Most application frameworks and ORMs handle transaction management through a context manager or a unit-of-work pattern:
# Python with psycopg2 (PostgreSQL)
import psycopg2
conn = psycopg2.connect(DSN)
try:
with conn: # context manager: commits on exit, rolls back on exception
with conn.cursor() as cur:
cur.execute(
"UPDATE accounts SET balance = balance - %s WHERE id = %s",
(100, 1)
)
cur.execute(
"UPDATE accounts SET balance = balance + %s WHERE id = %s",
(100, 2)
)
# if no exception: committed automatically
except Exception:
# if exception: rolled back automatically
raise
ACID properties
Atomicity: A transaction is an atomic unit. All operations in the transaction either all succeed (commit) or all fail (rollback). There is no partial success. If your application crashes after the first UPDATE but before the second, the database rolls back the first UPDATE as part of crash recovery.
Consistency: A transaction brings the database from one valid state to another valid state. "Valid" means all constraints are satisfied: foreign keys, unique indexes, check constraints, not-null constraints. If a transaction would violate any constraint, the entire transaction is rejected.
-- Consistency in action: foreign key enforcement
BEGIN;
INSERT INTO orders (user_id, amount) VALUES (9999, 50.00);
-- user_id 9999 does not exist
COMMIT;
-- ERROR: insert or update on table "orders" violates foreign key constraint
-- Transaction is rolled back. No row is inserted.
Isolation: Concurrent transactions do not interfere with each other. Each transaction executes as if it were the only one running. In practice, full isolation has a throughput cost, so databases offer configurable isolation levels (covered below).

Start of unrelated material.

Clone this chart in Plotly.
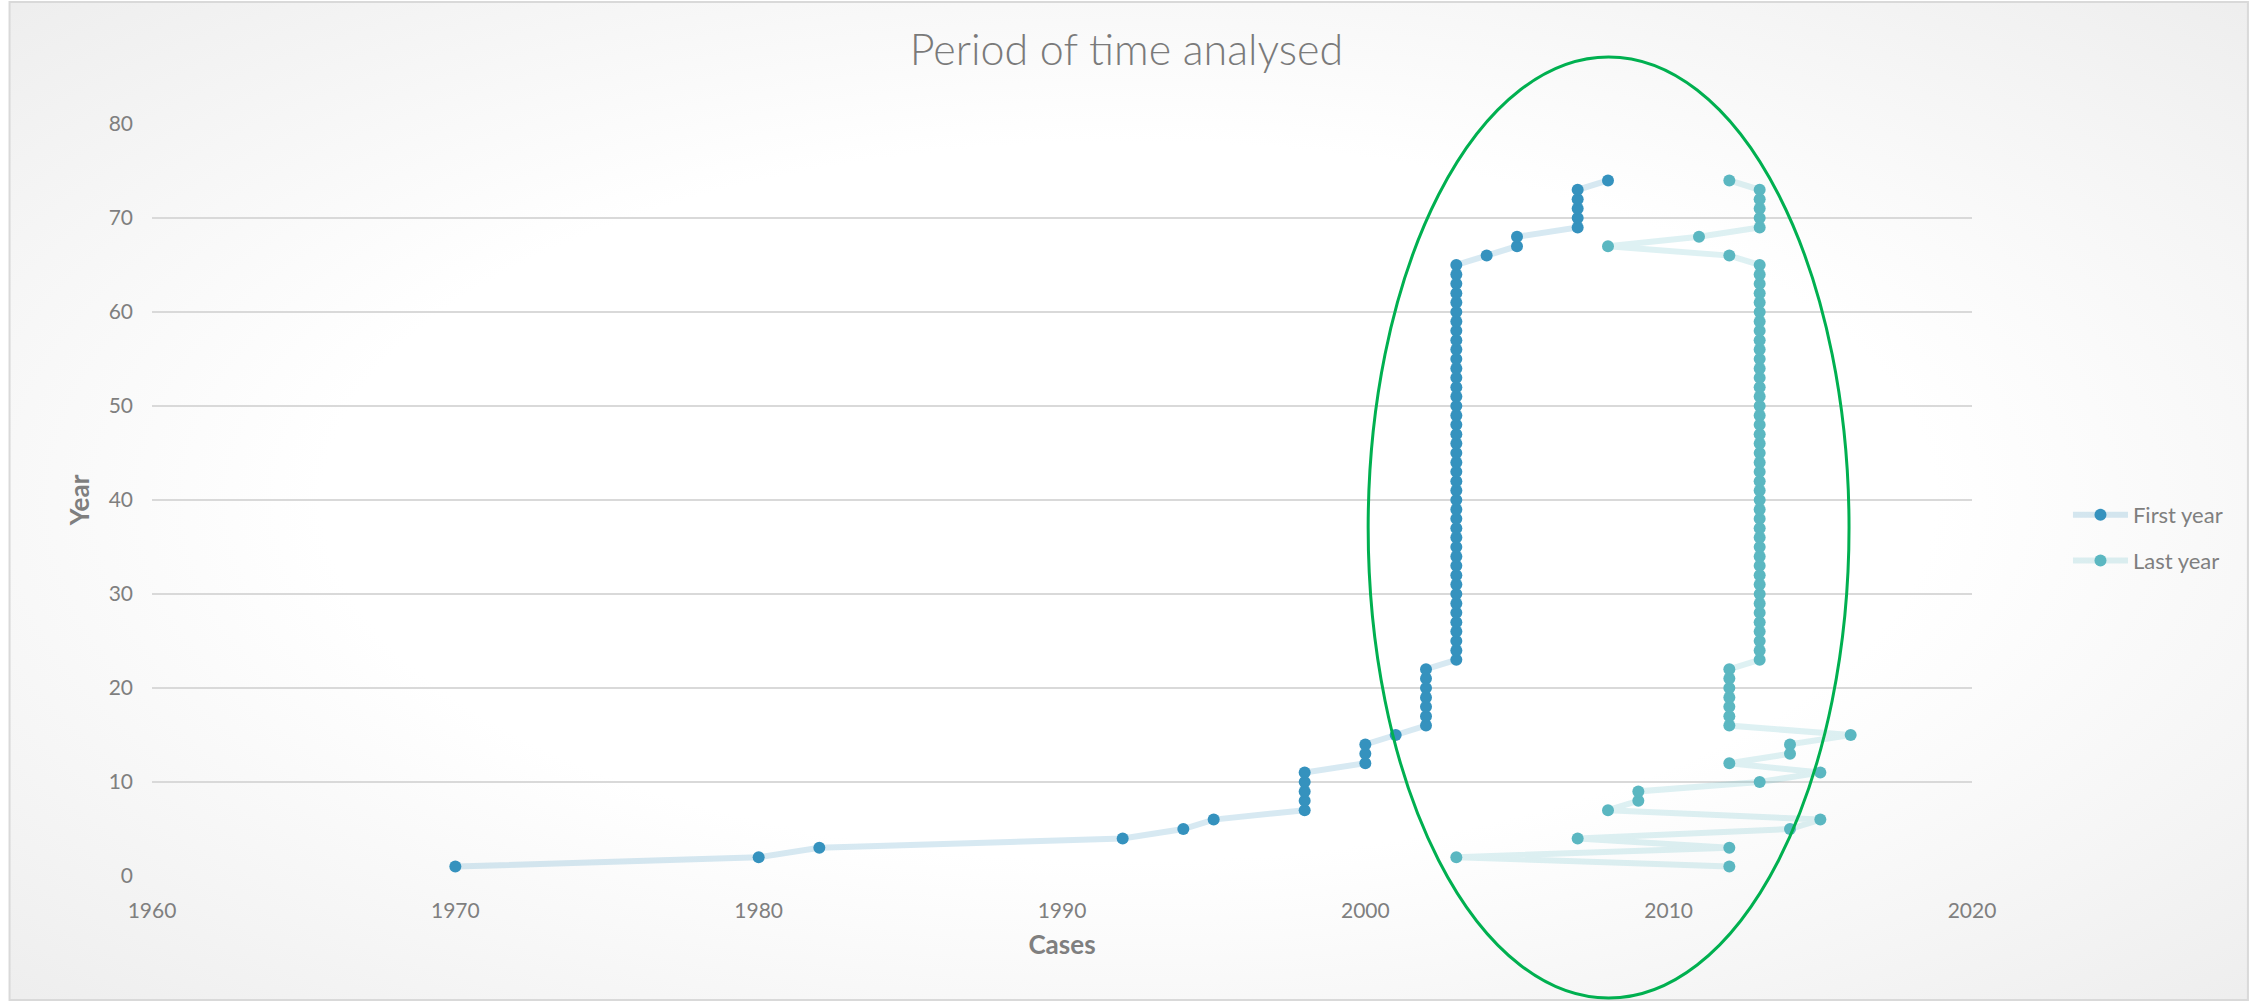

Durability: Once a transaction is committed, its changes are permanent, even if the server crashes immediately afterward. The database achieves this through write-ahead logging (WAL): changes are written to a durable log before being applied to the main data files. On crash, the database replays the WAL to recover committed transactions.
Isolation levels
Full isolation requires locking that reduces throughput. Most databases let you choose a weaker isolation level to improve performance at the cost of allowing specific anomalies.
The four standard isolation levels, from weakest to strongest:
- READ UNCOMMITTED: A transaction can read changes from other transactions that have not yet committed (dirty reads). Almost never used in practice because you can read data that might be rolled back.
- READ COMMITTED: A transaction can only read committed data. No dirty reads. However, if you run the same query twice in the same transaction, you might get different results if another transaction committed a change in between (non-repeatable read). This is the default in PostgreSQL and Oracle.
- REPEATABLE READ: Rows you have read in the transaction cannot be changed by other transactions until you commit. Prevents dirty reads and non-repeatable reads. MySQL InnoDB uses this as its default.
- SERIALIZABLE: The strongest level. Transactions behave as if they were run serially, one at a time, even though they run concurrently. Prevents all anomalies but can cause significant contention under high load.
-- Setting the isolation level in PostgreSQL
BEGIN TRANSACTION ISOLATION LEVEL SERIALIZABLE;
-- Or for the session:
SET default_transaction_isolation TO 'read committed';
-- The anomalies each level prevents:
--
-- Isolation Level | Dirty Read | Non-Repeatable Read | Phantom Read
-- -----------------+------------+---------------------+-------------
-- Read Uncommitted | Possible | Possible | Possible
-- Read Committed | Prevented | Possible | Possible
-- Repeatable Read | Prevented | Prevented | Possible *
-- Serializable | Prevented | Prevented | Prevented
--
-- * PostgreSQL's Repeatable Read prevents phantom reads too (implementation detail)
Savepoints
A savepoint marks a point within a transaction you can roll back to without aborting the entire transaction. This is useful when you want to attempt an optional operation but continue the transaction if it fails.
BEGIN;
INSERT INTO orders (user_id, amount) VALUES (42, 50.00);
SAVEPOINT before_discount;
-- Attempt to apply a promotional discount
INSERT INTO discounts (order_id, code) VALUES (currval('orders_id_seq'), 'SAVE10');
-- If this fails (e.g., invalid discount code):
ROLLBACK TO SAVEPOINT before_discount;
-- The order INSERT is still intact; only the discount attempt is undone
RELEASE SAVEPOINT before_discount;
COMMIT; -- commits the order, without the failed discount
Common mistakes
Transactions that are too long. A long-running transaction holds locks and prevents other transactions from making progress. Keep transactions as short as possible: do your computation before opening the transaction, do the database writes inside it, and commit immediately.
Missing rollback on error. If your application code throws an exception inside a transaction and you do not roll back, the connection returns to the pool with an open transaction. Subsequent queries from other users using that connection will run inside your abandoned transaction. Always wrap transaction logic in try/finally or use a context manager that handles rollback automatically.
Assuming autocommit where there is none. Some drivers run in autocommit mode by default (each statement is its own transaction). Others require an explicit COMMIT. Read your driver documentation to know which mode you are in, and set it explicitly to avoid surprises.